Herein, a carbon paste electrode was modified with 2,4-dinitrophenylhydrazine (2,4-DNPHMCPE), for the first time, to sense the three amino acids including glycine, aspartic acid, and glutamic acid. The newly developed 2,4-DNPHCPE presented sensitive electrocatalytic behavior toward amino acids as compared to the unmodified carbon paste electrode under optimized conditions. The maximum value oxidation peak current was obtained at a concentration of 0.6 × 10–4 M in phosphate buffer saline solution of pH 7.4. The analytical response was achieved for glycine, glutamic acid, and aspartic acid at + 0.8 V, + 0.6 V, + 0.5 V, respectively, at a scan rate of 0.005 V/s. In several scans, the absence of a reduction peak revealed that the mechanism was irreversible. Furthermore, 2,4-DNPHMCPE showed a linear relationship between the amino acids’ concentration and their anodic peak current values range from 0.1 × 10–4 to 0.6 × 10–4 M with the limit of detection 0.4 × 10–5 M (S/N = 3).

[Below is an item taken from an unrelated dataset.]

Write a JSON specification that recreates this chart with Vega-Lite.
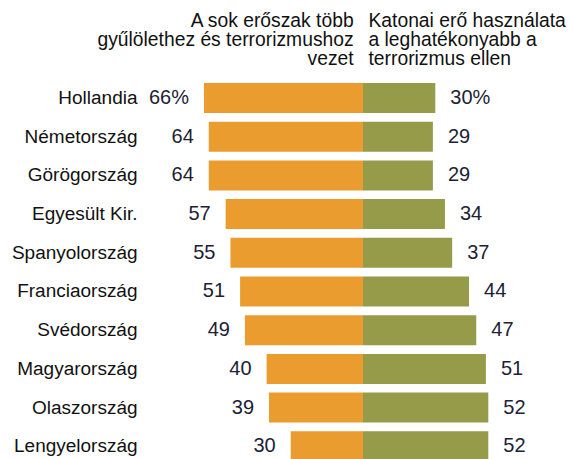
{
  "$schema": "https://vega.github.io/schema/vega-lite/v6.json",
  "width": 426,
  "height": 387,
  "autosize": {"type": "none"},
  "padding": {"left": 145, "top": 78.65, "right": 0, "bottom": 0},
  "background": "#ffffff",
  "config": {"view": {"stroke": null}, "font": "Liberation Sans"},
  "data": {
    "values": [
      {"country": "Hollandia", "side": "left", "share": -66, "label": "66%"},
      {"country": "Hollandia", "side": "right", "share": 30, "label": "30%"},
      {"country": "Németország", "side": "left", "share": -64, "label": "64"},
      {"country": "Németország", "side": "right", "share": 29, "label": "29"},
      {"country": "Görögország", "side": "left", "share": -64, "label": "64"},
      {"country": "Görögország", "side": "right", "share": 29, "label": "29"},
      {"country": "Egyesült Kir.", "side": "left", "share": -57, "label": "57"},
      {"country": "Egyesült Kir.", "side": "right", "share": 34, "label": "34"},
      {"country": "Spanyolország", "side": "left", "share": -55, "label": "55"},
      {"country": "Spanyolország", "side": "right", "share": 37, "label": "37"},
      {"country": "Franciaország", "side": "left", "share": -51, "label": "51"},
      {"country": "Franciaország", "side": "right", "share": 44, "label": "44"},
      {"country": "Svédország", "side": "left", "share": -49, "label": "49"},
      {"country": "Svédország", "side": "right", "share": 47, "label": "47"},
      {"country": "Magyarország", "side": "left", "share": -40, "label": "40"},
      {"country": "Magyarország", "side": "right", "share": 51, "label": "51"},
      {"country": "Olaszország", "side": "left", "share": -39, "label": "39"},
      {"country": "Olaszország", "side": "right", "share": 52, "label": "52"},
      {"country": "Lengyelország", "side": "left", "share": -30, "label": "30"},
      {"country": "Lengyelország", "side": "right", "share": 52, "label": "52"}
    ]
  },
  "encoding": {
    "y": {
      "field": "country",
      "type": "nominal",
      "sort": null,
      "scale": {"paddingInner": 0.225, "paddingOuter": 0.1125},
      "axis": {
        "title": null,
        "domain": false,
        "ticks": false,
        "labelPadding": 8,
        "labelFontSize": 19,
        "labelColor": "#111111",
        "labelFont": "Liberation Sans"
      }
    },
    "x": {
      "field": "share",
      "type": "quantitative",
      "scale": {"domain": [-90.46, 86.31], "nice": false, "zero": false},
      "axis": {
        "orient": "top",
        "title": null,
        "grid": false,
        "domain": false,
        "ticks": false,
        "values": [-4.1, 2.07],
        "labelOverlap": false,
        "labelBound": false,
        "labelFlush": false,
        "labelLimit": 0,
        "labelFontSize": 19.3,
        "labelColor": "#111111",
        "labelLineHeight": 19,
        "labelPadding": 52.6,
        "labelBaseline": "alphabetic",
        "labelAlign": {"condition": {"test": "datum.value < 0", "value": "right"}, "value": "left"},
        "labelExpr": "datum.value < 0 ? ['A sok erőszak több', 'gyűlölethez és terrorizmushoz', 'vezet'] : ['Katonai erő használata', 'a leghatékonyabb a', 'terrorizmus ellen']"
      }
    }
  },
  "layer": [
    {
      "mark": {"type": "bar"},
      "encoding": {
        "x2": {"datum": 0},
        "color": {
          "field": "side",
          "type": "nominal",
          "scale": {"domain": ["left", "right"], "range": ["#EA9D2E", "#969B4A"]},
          "legend": null
        }
      }
    },
    {
      "transform": [{"filter": "datum.side == 'left'"}],
      "mark": {"type": "text", "align": "right", "baseline": "middle", "dx": -15, "fontSize": 20, "color": "#1c2233"},
      "encoding": {"text": {"field": "label"}}
    },
    {
      "transform": [{"filter": "datum.side == 'right'"}],
      "mark": {"type": "text", "align": "left", "baseline": "middle", "dx": 15, "fontSize": 20, "color": "#1c2233"},
      "encoding": {"text": {"field": "label"}}
    }
  ]
}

Optimization of scan rate unveiled that the electrode process was under diffusion control. The involvement of protons and electrons in the amino acids’ oxidation was observed to be equivalent, which in turn proved that the modified electrode possessed good precision and accuracy. In conclusion, the 2,4-DNPHMCPE-based electrochemical sensing method is a low cost and can be used for the sensitive detection of amino acids.